This past week was the first anniversary of the death of a unique practitioner. A practitioner with lots of gray areas, that kept getting darker. Checking old photos, you can see how he would fill up a basquetball court in the 90s and barely have half a dozen people fifteen years later. There were reasons for that. His last days were... disheartening. I'm still cleaning bad habits from his teachings... more than ten years after my last class with him. He used to be exceptional at teaching beginners. Sadly, he took "the eternal beginner" to a whole different meaning.
And, yet, he was the man who once introduced me to Iai, and to Tatsumi-ryû.
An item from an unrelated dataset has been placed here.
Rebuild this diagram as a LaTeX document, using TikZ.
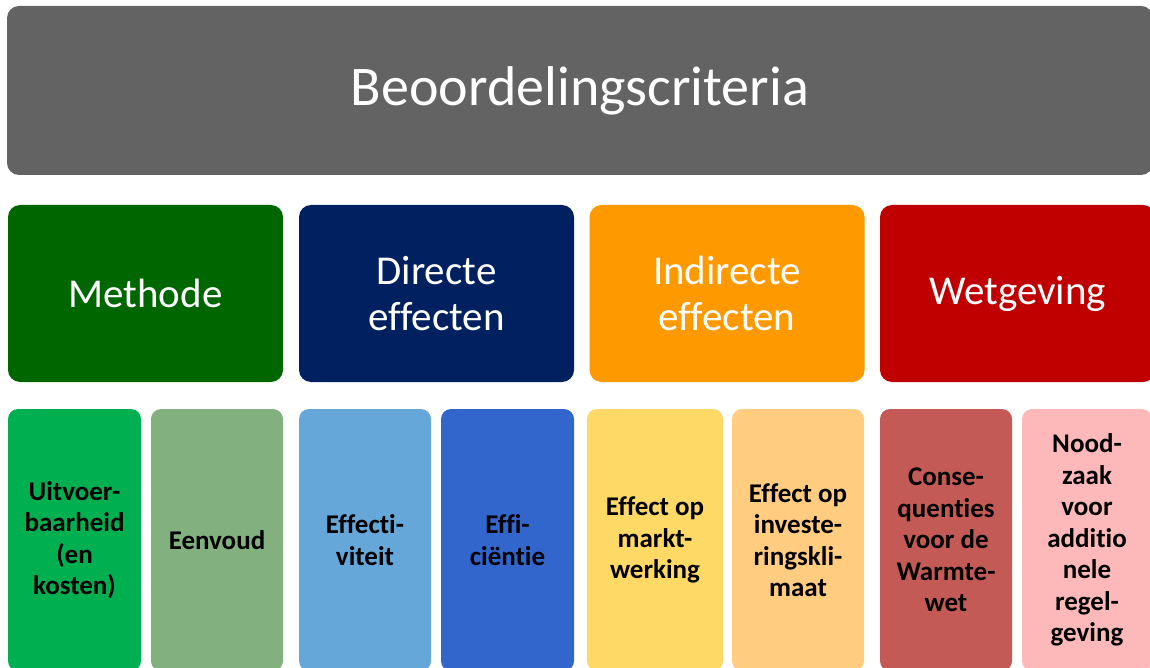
\documentclass[tikz,border=0pt]{standalone}
\usepackage{fontspec}
\setmainfont[Ligatures=NoCommon]{Carlito}
\usepackage{tikz}
\usetikzlibrary{positioning}
\definecolor{titlegray}{RGB}{99,99,99}
\definecolor{methodegreen}{RGB}{0,102,0}
\definecolor{directeblue}{RGB}{0,32,96}
\definecolor{indirecteorange}{RGB}{255,153,0}
\definecolor{wetgevingred}{RGB}{192,0,0}
\definecolor{uitvoergreen}{RGB}{0,176,80}
\definecolor{eenvoudgreen}{RGB}{130,176,126}
\definecolor{effectblue}{RGB}{100,167,216}
\definecolor{efficblue}{RGB}{51,102,204}
\definecolor{marktyellow}{RGB}{255,217,102}
\definecolor{investorange}{RGB}{255,204,128}
\definecolor{conseqred}{RGB}{196,90,86}
\definecolor{noodpink}{RGB}{253,185,185}
\tikzset{
	titlebox/.style={rectangle, rounded corners=12pt, fill=titlegray, text=white,
		minimum width=1146pt, minimum height=169pt, inner sep=0pt,
		font=\fontsize{56}{64}\selectfont},
	groupbox/.style={rectangle, rounded corners=12pt, text=white, align=center,
		minimum width=275pt, minimum height=177pt, inner sep=0pt,
		font=\fontsize{41}{46}\selectfont},
	itembox/.style={rectangle, rounded corners=10pt, text=black, align=center,
		minimum width=132pt, minimum height=262pt, inner sep=0pt,
		font=\fontsize{27}{31.5}\selectfont\bfseries},
}

\begin{document}
\begin{tikzpicture}[x=1pt, y=-1pt]
	\useasboundingbox (0,0) rectangle (1150,668);
	\clip (0,0) rectangle (1150,668);
	\node[titlebox] (criteria) at (580,90.5) {Beoordelingscriteria};
	% groups
	\node[groupbox, fill=methodegreen] (methode) at (145.5,293.5) {Methode};
	\node[groupbox, fill=directeblue] (directe) at (436.5,293.5) {Directe\\effecten};
	\node[groupbox, fill=indirecteorange] (indirecte) at (727,293.5) {Indirecte\\effecten};
	\node[groupbox, fill=wetgevingred] (wetgeving) at (1017.5,293.5) {Wetgeving};
	% criteria per group
	\node[itembox, fill=uitvoergreen, minimum width=133pt] (uitvoer) at (74.5,540) {Uitvoer-\\baarheid\\(en\\kosten)};
	\node[itembox, fill=eenvoudgreen] (eenvoud) at (217,540) {Eenvoud};
	\node[itembox, fill=effectblue] (effectiviteit) at (365,540) {Effecti-\\viteit};
	\node[itembox, fill=efficblue, minimum width=133pt] (efficientie) at (507.5,540) {Effi-\\ciëntie};
	\node[itembox, fill=marktyellow, minimum width=136pt] (markt) at (655,540) {Effect op\\markt-\\werking};
	\node[itembox, fill=investorange] (invest) at (798,540) {Effect op\\investe-\\ringskli-\\maat};
	\node[itembox, fill=conseqred] (conseq) at (946,540) {Conse-\\quenties\\voor de\\Warmte-\\wet};
	\node[itembox, fill=noodpink, minimum width=130pt] (noodzaak) at (1087,540) {Nood-\\zaak\\voor\\additio\\nele\\regel-\\geving};
\end{tikzpicture}
\end{document}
I wouldn't be in the school if it wasn't for him. He is the foundational stone of a lot of my understanding of martial arts, and Japan. A key stone in many other areas. I can't, and I shouldn't, forget his paper in that, fail to acknowledge his contribution.
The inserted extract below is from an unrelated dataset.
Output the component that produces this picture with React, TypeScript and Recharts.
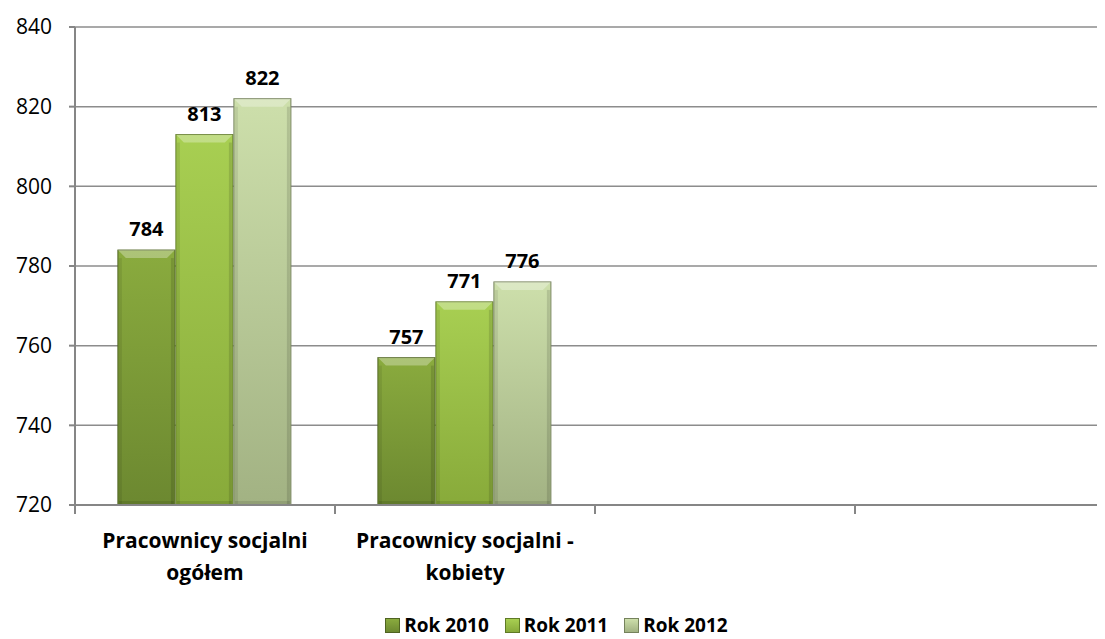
import React from "react";
import { Bar, BarChart, CartesianGrid, LabelList, XAxis, YAxis } from "recharts";

const categories = ["Pracownicy socjalni ogółem", "Pracownicy socjalni - kobiety", "", " "];
const categoryLines = [["Pracownicy socjalni", "ogółem"], ["Pracownicy socjalni -", "kobiety"], [], []];
const rok2010 = [784, 757, null, null];
const rok2011 = [813, 771, null, null];
const rok2012 = [822, 776, null, null];
const yTicks = [720, 740, 760, 780, 800, 820, 840];

const SERIES = [
  { key: "r2010", name: "Rok 2010", top: "#8aab3e", bottom: "#6c8830", edge: "#4f6322" },
  { key: "r2011", name: "Rok 2011", top: "#a8cf52", bottom: "#88aa3a", edge: "#5f7a26" },
  { key: "r2012", name: "Rok 2012", top: "#cddfab", bottom: "#a2b283", edge: "#75825c" }
];

const data = categories.map((name, i) => ({
  name,
  r2010: rok2010[i],
  r2011: rok2011[i],
  r2012: rok2012[i]
}));

const FONT = "'Open Sans', 'Noto Sans', sans-serif";

function BevelBar(props: any) {
  const { x, y, width, height, seriesKey } = props;
  if (!height || height <= 0) return null;
  const s = SERIES.find((d) => d.key === seriesKey)!;
  const b = Math.min(8, width / 5);
  return (
    <g>
      <rect x={x} y={y} width={width} height={height} fill={`url(#grad-${s.key})`} stroke={s.edge} strokeWidth={1} />
      <polygon
        points={`${x},${y} ${x + width},${y} ${x + width - b},${y + b} ${x + b},${y + b}`}
        fill="#ffffff"
        opacity={0.3}
      />
      <rect x={x + 1} y={y + b} width={3} height={height - b - 1} fill="#000" opacity={0.08} />
      <rect x={x + width - 4} y={y + b} width={3} height={height - b - 1} fill="#000" opacity={0.12} />
      <rect x={x + 1} y={y + height - 4} width={width - 2} height={3} fill="#000" opacity={0.1} />
    </g>
  );
}

function CategoryTick(props: any) {
  const { x, y, payload, index } = props;
  const lines = categoryLines[index] ?? [];
  const off = payload?.offset ?? 0;
  return (
    <g>
      <line x1={x - off} x2={x - off} y1={y - 8} y2={y + 1} stroke="#868686" strokeWidth={2} />
      {lines.map((line: string, i: number) => (
        <text
          key={i}
          x={x}
          y={y + 35 + i * 32}
          textAnchor="middle"
          fontFamily={FONT}
          fontWeight={700}
          fontSize={21}
          fill="#000"
        >
          {line}
        </text>
      ))}
    </g>
  );
}

export default function App() {
  return (
    <div style={{ position: "relative", width: 1097, height: 631, overflow: "hidden" }}>
      <BarChart
        width={1110}
        height={580}
        data={data}
        margin={{ top: 19, right: 3, left: 0, bottom: 0 }}
        barCategoryGap="16.5%"
        barGap={1}
      >
        <defs>
          {SERIES.map((s) => (
            <linearGradient key={s.key} id={`grad-${s.key}`} x1="0" y1="0" x2="0" y2="1">
              <stop offset="0%" stopColor={s.top} />
              <stop offset="100%" stopColor={s.bottom} />
            </linearGradient>
          ))}
        </defs>
        <CartesianGrid vertical={false} stroke="#8c8c8c" strokeWidth={1.5} />
        <XAxis
          dataKey="name"
          height={83}
          axisLine={{ stroke: "#868686", strokeWidth: 2 }}
          tickLine={false}
          interval={0}
          tick={<CategoryTick />}
        />
        <YAxis
          domain={[720, 840]}
          ticks={yTicks}
          width={67}
          axisLine={{ stroke: "#868686", strokeWidth: 2 }}
          tickLine={{ stroke: "#868686", strokeWidth: 2 }}
          tickSize={6}
          tick={{ fill: "#000", fontSize: 21, fontFamily: FONT }}
          tickMargin={17}
        />
        {SERIES.map((s) => (
          <Bar
            key={s.key}
            dataKey={s.key}
            name={s.name}
            isAnimationActive={false}
            shape={(p: any) => <BevelBar {...p} seriesKey={s.key} />}
          >
            <LabelList
              dataKey={s.key}
              position="top"
              offset={14}
              fill="#000"
              fontSize={20}
              fontWeight={700}
              fontFamily={FONT}
            />
          </Bar>
        ))}
      </BarChart>
      <div
        style={{
          position: "absolute",
          top: 607,
          left: 0,
          width: 1097,
          height: 21,
          display: "flex",
          justifyContent: "center",
          gap: 16,
          fontFamily: FONT,
          fontWeight: 700,
          fontSize: 19,
          lineHeight: "21px"
        }}
      >
        {SERIES.map((s) => (
          <div key={s.key} style={{ display: "flex", alignItems: "center", gap: 4 }}>
            <span
              style={{
                display: "inline-block",
                width: 13,
                height: 13,
                background: `linear-gradient(${s.top}, ${s.bottom})`,
                border: `1px solid ${s.edge}`
              }}
            />
            <span>{s.name}</span>
          </div>
        ))}
      </div>
    </div>
  );
}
I recoil from what he became, I mourn what he could have been, what he had been to his few friends. I remember my good moments with him; I'm afraid he always saw me like the babyfaced teen he met in the early nineties.
So it might be a weird memento, but I did 108 repetitions of a kata in Tatsumi I'll always associate with him: nuki uchi, ni no uden, ni no tachi, kesa. He liked it, because if was off the main track of the school, on its own. It almost says it all, right there.